──────── SUPPLIED MATERIAL

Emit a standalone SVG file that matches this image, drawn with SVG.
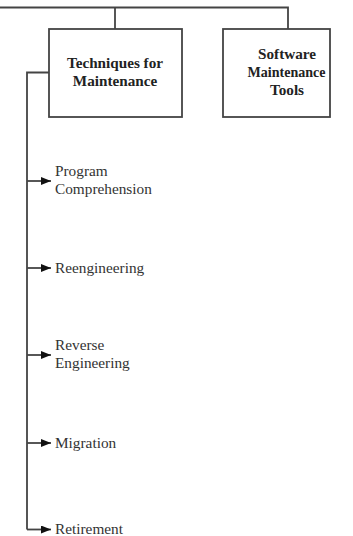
<svg xmlns="http://www.w3.org/2000/svg" width="353" height="536" viewBox="0 0 353 536">
  <style>
    .line { fill: none; stroke: #444; stroke-width: 1.8; }
    .box { fill: #ffffff; stroke: #444; stroke-width: 1.8; }
    .title { font-family: "Liberation Serif", "Times New Roman", serif; font-size: 15.2px; font-weight: bold; fill: #222; text-anchor: middle; }
    .item { font-family: "Liberation Serif", "Times New Roman", serif; font-size: 15.3px; fill: #333; }
  </style>
  <defs>
    <marker id="arrow" markerWidth="10" markerHeight="8" refX="10" refY="4" orient="auto" markerUnits="userSpaceOnUse">
      <path d="M0,0 L10,4 L0,8 Z" fill="#111"/>
    </marker>
  </defs>
  <rect width="353" height="536" fill="#ffffff"/>

  <g id="connectors">
    <!-- top bus feeding both boxes -->
    <path class="line" d="M0,7.5 H288 V29"/>
    <path class="line" d="M115,7.5 V29"/>
    <!-- trunk running down from the techniques box -->
    <path class="line" d="M49,72.5 H27 V529.5"/>
    <path class="line" d="M27,181 H51" marker-end="url(#arrow)"/>
    <path class="line" d="M27,268 H51" marker-end="url(#arrow)"/>
    <path class="line" d="M27,355 H51" marker-end="url(#arrow)"/>
    <path class="line" d="M27,443 H51" marker-end="url(#arrow)"/>
    <path class="line" d="M27,529.5 H51" marker-end="url(#arrow)"/>
  </g>

  <g id="techniques">
    <rect class="box" x="49" y="29" width="133" height="88"/>
    <text class="title" x="115" y="68">Techniques for</text>
    <text class="title" x="115" y="86">Maintenance</text>
  </g>

  <g id="tools">
    <rect class="box" x="223" y="29" width="107" height="88"/>
    <text class="title" x="287" y="59">Software</text>
    <text class="title" x="286.5" y="77" textLength="78" lengthAdjust="spacingAndGlyphs">Maintenance</text>
    <text class="title" x="287" y="95">Tools</text>
  </g>

  <g id="program-comprehension">
    <text class="item" x="55" y="176">Program</text>
    <text class="item" x="55" y="194">Comprehension</text>
  </g>
  <g id="reengineering">
    <text class="item" x="55" y="273">Reengineering</text>
  </g>
  <g id="reverse-engineering">
    <text class="item" x="55" y="350">Reverse</text>
    <text class="item" x="55" y="368">Engineering</text>
  </g>
  <g id="migration">
    <text class="item" x="55" y="448">Migration</text>
  </g>
  <g id="retirement">
    <text class="item" x="55" y="534">Retirement</text>
  </g>
</svg>
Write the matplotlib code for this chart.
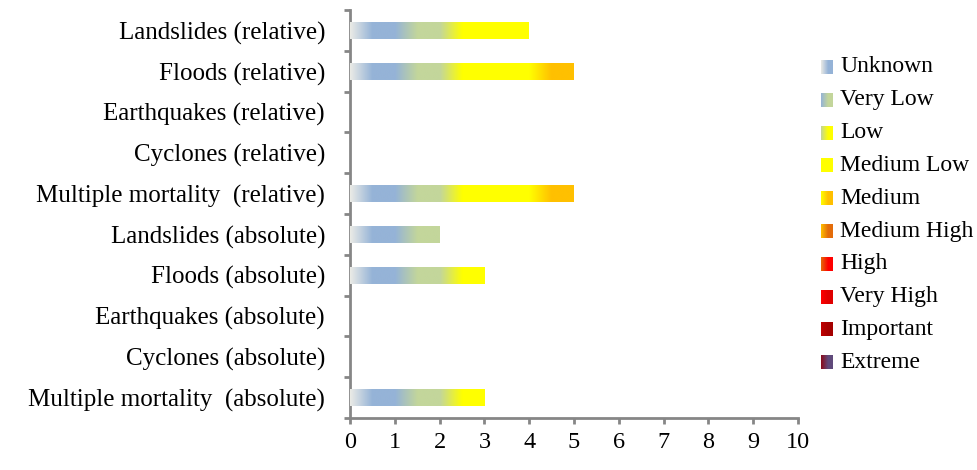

────────────────

**SET EXERCISE:**
Show the lines that mention the word "this".

**SOLUTION:**
Emit a standalone SVG file that matches this image, drawn with SVG.
Write the matplotlib code for this chart.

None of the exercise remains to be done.